Teen pregnancy
Kerina Wabasse SEVEN Youth Media |
Over the past couple years, I have worked with the youth and can see that there are more youth parents than actual adults. I see friends I used to go out with every day and who I went to school with and now I see them with their children either at home or engaged in other activities out of the home. I sometimes wonder what their lives are like so off I went to go get my answers. I spent time with my close friends and their babies and they shared stories with me because I wanted to listen to get a sense of what goes on with their lives now that they have children. I have seen how much responsibility is required to raise a small child…to feed, clothe, and to care for them 24/7. So for my piece for SEVEN I spoke to a few people and I was fortunate when a good friend of mine agreed to be interviewed about her experience as a young parent.
Here is my friend Lanette’s story:
When I got pregnant I was 12 years old. I admit that was a young number for me to become pregnant and I gave birth when I was 13 years old. I didn’t know what to expect until it actually happened but every single day I was pregnant, I grew to love myself and I knew my life was changing and it has.
At first, after I had my little girl, there were times when I felt like I would be missing out on a lot of stuff that your typical teenager does with my friends. I always had to stay home and be there with my baby girl every step of the way and it was challenging because I was just a child myself. I wasn’t ready to sit at home and stay put. I always thought I was missing out and there were times I would just walk out not knowing how to be a parent but then I would always come right back because I knew I would have to be there when she needed changing, when she needed feeding and when she just needed her mommy. It took me a couple months to realize that I was doing something good. Not for myself this time, but for another special person who is a part of me forever now. It does change your life. My family kept telling me that I have a responsibility now and after a time I came to realize that I wasn’t a kid anymore but a mother to one of my own.
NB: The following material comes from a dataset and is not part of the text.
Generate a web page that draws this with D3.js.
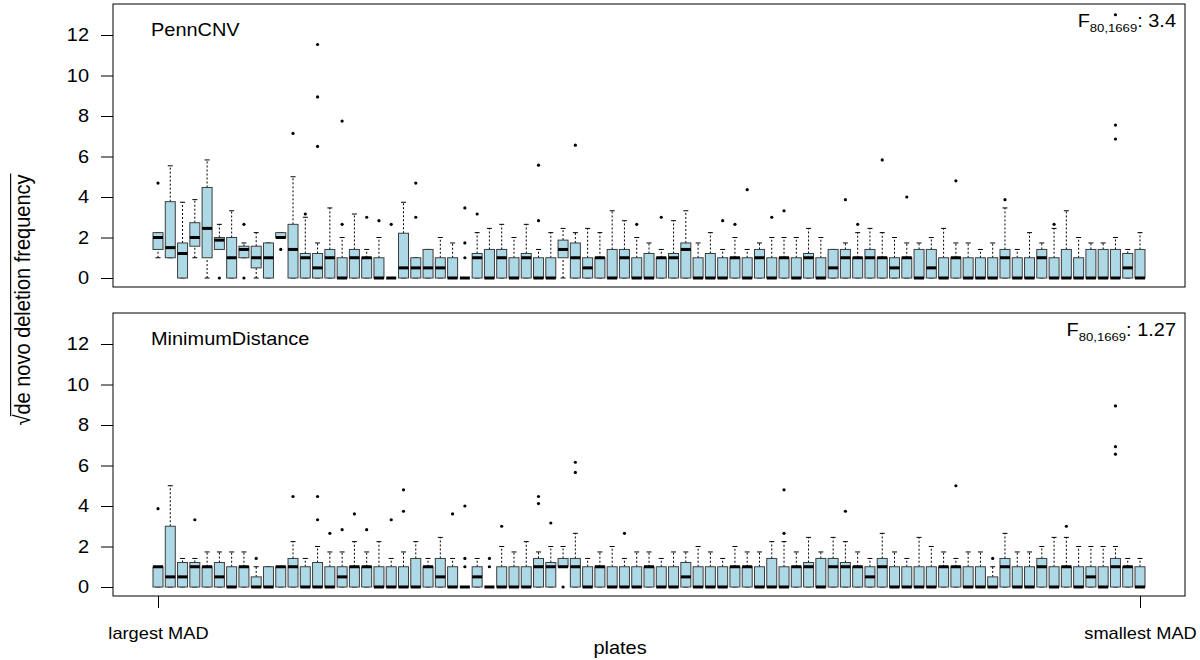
<!DOCTYPE html>
<html>
<head>
<meta charset="utf-8">
<title>de novo deletion frequency by plate</title>
<style>
body { margin: 0; background: #fff; }
svg text { font-family: "Liberation Sans", Arial, Helvetica, sans-serif; fill: #000; }
</style>
</head>
<body>
<div id="container"></div>
<script src="https://cdn.jsdelivr.net/npm/d3@7"></script>
<script>
// One row per plate, ordered from largest to smallest MAD:
// [lower whisker, lower hinge, median, upper hinge, upper whisker]
const pennStats = [
  [1,1.41,2,2.24,2.24],[1,1,1.5,3.77,5.54],[0,0,1.21,1.73,3.74],[1,1.57,2,2.73,3.87],[0,1,2.45,4.47,5.83],
  [1.41,1.41,1.87,2,2.65],[0,0,1,2,3.32],[1,1,1.41,1.57,1.73],[0,0.5,1,1.57,2.24],[0,0,1,1.73,1.73],
  [2,2,2,2.24,2.24],[0,0,1.41,2.65,5],[0,0,1,1.21,3],[0,0,0.5,1.21,1.73],[0,0,1,1.41,3.46],
  [0,0,0,1,2],[0,0,1,1.41,3.16],[0,0,1,1,1.41],[0,0,0,1,2],[0,0,0,0,0],
  [0,0,0.5,2.21,3.74],[0,0,0.5,1,1],[0,0,0.5,1.41,1.41],[0,0,0.5,1,2],[0,0,0,1,1.73],
  [0,0,0,0,0],[0,0,1,1.21,2.24],[0,0,0,1.41,2.45],[0,0,1,1.41,2.65],[0,0,0,1,2],
  [0,0,1,1.21,2.65],[0,0,0,1,1.41],[0,0,0,1,2.24],[0,1,1.41,1.87,2.45],[0,0,1,1.73,2.24],
  [0,0,0.5,1,2.45],[0,0,1,1,2.24],[0,0,0,1.41,3.32],[0,0,1,1.41,2.83],[0,0,0,1,2],
  [0,0,0,1.21,1.73],[0,0,1,1,1.41],[0,0,1,1.21,2.83],[0,0,1.41,1.73,3.32],[0,0,0,1,1.73],
  [0,0,0,1.21,2.24],[0,0,0,1,1.41],[0,0,1,1,2],[0,0,0,1,1.41],[0,0,1,1.41,1.73],
  [0,0,0,1,2],[0,0,1,1,2],[0,0,0,1,2],[0,0,1,1.21,2.45],[0,0,0,1,2],
  [0,0,0.5,1.41,1.41],[0,0,1,1.41,1.73],[0,0,1,1,2.24],[0,0,1,1.41,2.45],[0,0,1,1,2.24],
  [0,0,0.5,1,2],[0,0,1,1,1.73],[0,0,0,1.41,1.73],[0,0,0.5,1.41,2],[0,0,0,1,2.45],
  [0,0,1,1,1.73],[0,0,0,1,1.73],[0,0,0,1,1.41],[0,0,0,1,1.73],[0,0,1,1.41,3.46],
  [0,0,0,1,1.41],[0,0,0,1,2.24],[0,0,1,1.41,1.73],[0,0,0,1,2.45],[0,0,0,1.41,3.32],
  [0,0,0,1,2],[0,0,0,1.41,1.73],[0,0,0,1.41,1.73],[0,0,0,1.41,2],[0,0,0.5,1.21,1.41],
  [0,0,0,1.41,2.24]
];
// [plate, value]
const pennOutliers = [
  [1,4.69],[6,0],[8,2.65],[8,0],[11,1.41],[12,7.14],[13,3.16],[14,6.5],[14,8.94],[14,11.53],
  [16,2.65],[16,7.75],[18,3],[19,2.83],[20,2.65],[22,3],[22,4.69],[26,1],[26,1.73],[26,3.46],
  [27,3.16],[32,2.83],[32,5.57],[35,6.56],[40,2.65],[42,3],[47,2.83],[48,2.65],[49,4.36],[51,3],
  [52,3.32],[57,3.87],[58,2.65],[60,5.83],[62,4],[66,4.8],[70,3.87],[74,2.65],[79,6.86],[79,7.55],
  [79,13]
];

const mdStats = [
  [0,0,1,1,1],[0,0,0.5,3,5],[0,0,0.5,1.21,1.41],[0,0,1,1.21,1.41],[0,0,1,1,1.73],
  [0,0,0.5,1.21,1.73],[0,0,0,1,1.73],[0,0,1,1,1.73],[0,0,0,0.5,1],[0,0,0,1,1],
  [0,0,1,1,1],[0,0,1,1.41,2.24],[0,0,0,1,1.41],[0,0,0,1.21,2],[0,0,0,1,1.73],
  [0,0,0.5,1,1.73],[0,0,1,1,2.24],[0,0,1,1,1.73],[0,0,0,1,2.24],[0,0,0,1,1.41],
  [0,0,0,1,1.73],[0,0,0,1.41,2.24],[0,0,1,1,1.41],[0,0,0.5,1.41,2.45],[0,0,0,1,1.41],
  [0,0,0,0,0],[0,0,0.5,1,1.41],[0,0,0,0,0],[0,0,0,1,2],[0,0,0,1,1.73],
  [0,0,0,1,2.24],[0,0,1,1.41,1.73],[0,0,1,1.21,2],[1,1,1,1.41,2],[0,0,1,1.41,2.65],
  [0,0,0,1,1.41],[0,0,1,1,1.73],[0,0,0,1,2],[0,0,0,1,1.41],[0,0,0,1,1.73],
  [0,0,1,1,1.73],[0,0,0,1,1.41],[0,0,0,1,1.73],[0,0,0.5,1.21,1.73],[0,0,0,1,2],
  [0,0,0,1,1.73],[0,0,0,1,1.41],[0,0,1,1,2],[0,0,1,1,1.73],[0,0,0,1,1.73],
  [0,0,0,1.41,2.24],[0,0,0,1,2.24],[0,0,1,1,1.73],[0,0,1,1.21,2.45],[0,0,0,1.41,1.73],
  [0,0,1,1.41,2.45],[0,0,1,1.21,2.24],[0,0,1,1,1.73],[0,0,0.5,1,1.41],[0,0,1,1.41,2.65],
  [0,0,0,1,1.73],[0,0,0,1,1.41],[0,0,0,1,2.45],[0,0,0,1,2],[0,0,1,1,1.73],
  [0,0,1,1,1.41],[0,0,0,1,1.73],[0,0,0,1,1.73],[0,0,0,0.5,1],[0,0,1,1.41,2.65],
  [0,0,0,1,1.73],[0,0,0,1,1.73],[0,0,1,1.41,2],[0,0,0,1,2.45],[0,0,1,1,2.45],
  [0,0,0,1,2],[0,0,0.5,1,2],[0,0,0,1,2],[0,0,1,1.41,2],[0,0,1,1,1.41],
  [0,0,0,1,1.41]
];
const mdOutliers = [
  [1,3.87],[4,3.32],[9,1.41],[12,4.47],[14,3.32],[14,4.47],[15,2.65],[16,2.83],[17,3.61],[18,2.83],
  [20,3.32],[21,3.74],[21,4.8],[25,3.61],[26,1],[26,1.41],[26,4],[28,1],[28,1.41],[29,3],
  [32,4.12],[32,4.47],[33,3.16],[34,0],[35,5.66],[35,6.16],[39,2.65],[52,2.65],[52,4.8],[57,3.74],
  [66,5],[69,1.41],[75,3],[79,6.56],[79,6.93],[79,8.94]
];

const panelNames = ["PennCNV", "MinimumDistance"];
const fValues = ["3.4", "1.27"];
const yTicks = [0, 2, 4, 6, 8, 10, 12];
const xTickLabels = ["largest MAD", "smallest MAD"];

// Chart dimensions.
const width = 1200;
const height = 660;
const marginLeft = 113;
const marginRight = 15;
const panelTops = [4, 313];
const panelHeight = 283;
const stretch = 1.14; // the original raster is a little wider than tall

const nPlates = pennStats.length;
const x = d3.scaleLinear()
    .domain([1, nPlates])
    .range([158, 1140]);
const boxHalf = 5;

const svg = d3.create("svg")
    .attr("width", width)
    .attr("height", height);

// widen text the same way the source image is widened
function widen(sel) {
  sel.each(function() {
    const t = d3.select(this);
    const tx = +t.attr("x") || 0;
    t.attr("x", 0).attr("transform", `translate(${tx},0) scale(${stretch},1)`);
  });
}

const panels = [
  {name: panelNames[0], stats: pennStats, outliers: pennOutliers, f: fValues[0]},
  {name: panelNames[1], stats: mdStats, outliers: mdOutliers, f: fValues[1]}
];

panels.forEach((p, k) => {
  const top = panelTops[k];
  const y = d3.scaleLinear()
      .domain([0, 12])
      .range([top + 274, top + 31]);
  const g = svg.append("g");

  // y axis
  g.append("g")
      .attr("transform", `translate(${marginLeft},0)`)
      .call(d3.axisLeft(y).tickValues(yTicks).tickSize(12).tickPadding(12))
      .call(a => a.select(".domain").remove())
      .call(a => a.selectAll("text").attr("font-size", 17.5).call(widen));

  const plate = g.selectAll(".plate")
    .data(p.stats)
    .join("g")
      .attr("class", "plate")
      .attr("transform", (d, i) => `translate(${x(i + 1)},0)`);

  // dashed whiskers
  plate.append("line")
      .attr("y1", d => y(d[3])).attr("y2", d => y(d[4]))
      .attr("stroke", "#000").attr("stroke-dasharray", "2,2");
  plate.append("line")
      .attr("y1", d => y(d[0])).attr("y2", d => y(d[1]))
      .attr("stroke", "#000").attr("stroke-dasharray", "2,2");
  // staples
  plate.append("line")
      .attr("x1", -2.5).attr("x2", 2.5)
      .attr("y1", d => y(d[4])).attr("y2", d => y(d[4]))
      .attr("stroke", "#000");
  plate.append("line")
      .attr("x1", -2.5).attr("x2", 2.5)
      .attr("y1", d => y(d[0])).attr("y2", d => y(d[0]))
      .attr("stroke", "#000");
  // boxes
  plate.append("rect")
      .attr("x", -boxHalf)
      .attr("width", boxHalf * 2)
      .attr("y", d => y(d[3]))
      .attr("height", d => y(d[1]) - y(d[3]))
      .attr("fill", "#add8e6")
      .attr("stroke", "#3d3d3d");
  // medians
  plate.append("line")
      .attr("x1", -boxHalf).attr("x2", boxHalf)
      .attr("y1", d => y(d[2])).attr("y2", d => y(d[2]))
      .attr("stroke", "#000").attr("stroke-width", 3);

  // outliers
  g.selectAll(".out")
    .data(p.outliers)
    .join("circle")
      .attr("class", "out")
      .attr("cx", d => x(d[0]))
      .attr("cy", d => y(d[1]))
      .attr("r", 1.6)
      .attr("fill", "#000");

  // frame
  g.append("rect")
      .attr("x", marginLeft)
      .attr("y", top)
      .attr("width", width - marginRight - marginLeft)
      .attr("height", panelHeight)
      .attr("fill", "none")
      .attr("stroke", "#000");

  g.append("text")
      .attr("x", 151)
      .attr("y", top + 32)
      .attr("font-size", 17.5)
      .text(p.name)
      .call(widen);

  const ft = g.append("text")
      .attr("x", 1176)
      .attr("y", top + 23.5)
      .attr("font-size", 17.5)
      .attr("text-anchor", "end");
  ft.append("tspan").text("F");
  ft.append("tspan").attr("font-size", 11.5).attr("dy", 5).text("80,1669");
  ft.append("tspan").attr("dy", -5).text(": " + p.f);
  ft.call(widen);

  // plate axis on the lower panel only
  if (k === panels.length - 1) {
    g.append("g")
        .attr("transform", `translate(0,${top + panelHeight})`)
        .call(d3.axisBottom(x).tickValues([1, nPlates]).tickSize(12).tickPadding(20)
          .tickFormat((d, i) => xTickLabels[i]))
        .call(a => a.select(".domain").remove())
        .call(a => a.selectAll("text").attr("font-size", 16).call(widen));
  }
});

svg.append("text")
    .attr("x", 620)
    .attr("y", 654)
    .attr("font-size", 17.5)
    .attr("text-anchor", "middle")
    .text("plates")
    .call(widen);

// y label with radical sign and vinculum
const yl = svg.append("g")
    .attr("transform", `translate(30,300) scale(${stretch},1) rotate(-90)`);
const ylText = yl.append("text")
    .attr("font-size", 20)
    .attr("text-anchor", "middle")
    .text("\u221Ade novo deletion frequency");

container.append(svg.node());

const total = ylText.node().getComputedTextLength();
const rootW = ylText.node().getSubStringLength(0, 1);
yl.append("line")
    .attr("x1", -total / 2 + rootW * 0.85)
    .attr("x2", total / 2 + 1)
    .attr("y1", -17).attr("y2", -17)
    .attr("stroke", "#000")
    .attr("stroke-width", 1);
</script>
</body>
</html>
So today, I look at my little girl, she loves talking, running and playing with her little friends. I would not imagine a world without her in it, the world may not see that but I could tell the world, “she is my world.” I couldn’t believe someone so little could change the way you were when you were just kid. I am very thankful that someone came into my life. Although it is not easy being a young parent, you just have to hope for the best and get through it. I may not have the friends I use to have but I have new friends who are there to listen, laugh and hang out with me and lastly of course, with my little girl.
Life with my daughter would’ve been really hard without the one person I count on - my mother. Without my mother it would’ve been so different, knowing how much my daughter loves to be around her grandma. I can see myself struggling with my daughter had she not been around. I don’t know who else I’d turn to if I needed some guidance or assistance. No one else was there to believe that I could raise her myself, especially at a young age. My mom was there every step of the way from the time my daughter was born. I don’t know what else to say but thank you to her for her help. Without her, I wouldn’t have made it this far. The journey is still ongoing and I am not going to give up.
I learned a lot about being a mother, and of how you don’t have any more time for yourself, your friends, school & basically everything that was a part of your life. Like for me it was just “...You’re just going to have to make that choice to leave it behind you for now.” I hope this story makes you young girls understand: It isn’t easy raising a child by yourself, especially at a very young age. It isn’t easy have to let things go like watching your friends graduate without you and missing out on things that you’re interested in. For my word to you young girls out there: be wise and think carefully for your future because it is very hard to raise a young one especially if you’re just a young child yourself. L. Jacob
Lanette Jacob is a 17 year old from Webequie. She is the mother to four-year-old Lakita C. Jacob.